A mãe de Larah conta que a família não esperava que o vídeo fosse causar tanta repercussão, mas que ficaram felizes com os comentários e mensagens que receberam. “Somos muito a favor que a criança cresça e seja um ser humano com os pés no chão, e acho que estamos fazendo a coisa certa [para atingir o objetivo”, Aline concui.
⚠️ Lembretes e cuidados necessários
A psicóloga Renata Bento afirma que, antes de fazer dinâmicas que causam reações emocionais nas crianças, é preciso conversar com elas.
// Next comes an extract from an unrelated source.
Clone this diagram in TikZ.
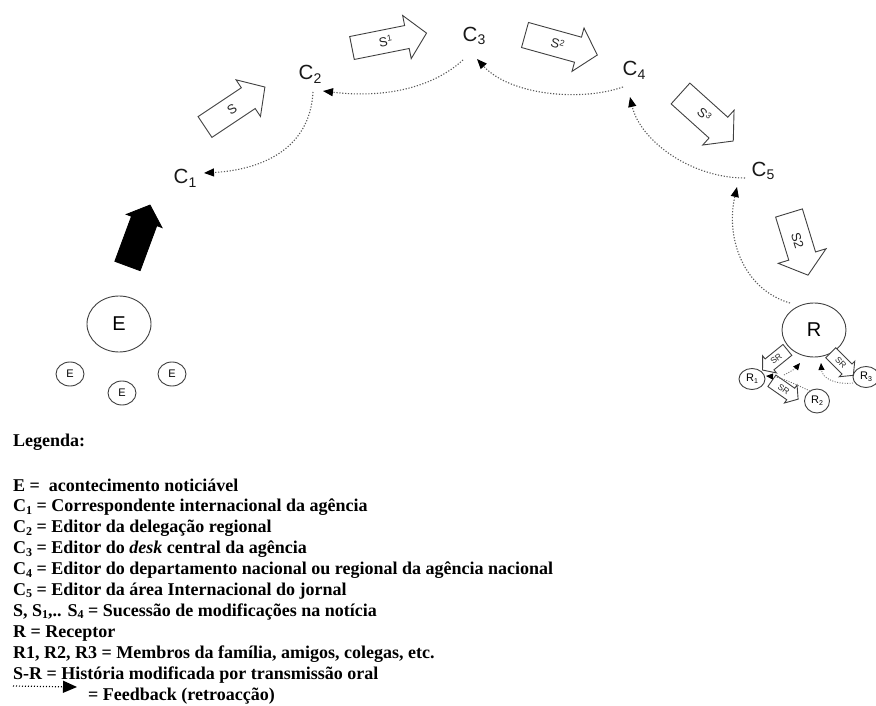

Não dá para introduzir um tema complexo na mente da criança sem que haja diálogo, mesmo quem em uma brincadeira. As crianças têm capacidade limitada para interpretar e discernir, e é provável que, sem a devida orientação, ela absorva alguns assuntos de maneira inadequada.
Isso, por si só, traz outros riscos, de acordo com a especialista, pois pode acarretar reações inesperadas em crianças que não possuem ferramentas necessárias para lidar com as emoções.
“Nessa trend específica, as crianças estão fragilizadas e choram por se sentirem sobrecarregadas, por sentirem culpa, e não necessariamente por entenderem o contexto do passado sofrido de um pai ou um avô”, explica Renata Bento.
Outro ponto levantado pela especialista é a exposição de momentos de fragilidade das crianças nas redes sociais.
“A fragilidade da criança nunca pode ser um espetáculo, então é preciso cuidar para que ela [a criança] não seja exposta em um momento intimidade, mesmo que emocional”, diz.
Além disso, é preciso acolher as crianças e entender as limitações psicológicas e emocionais que elas têm, considerando quais são suas capacidades para ter conversas como essa. “Afinal, o foco sempre deve estar em proteger a criança”, conclui a especialista.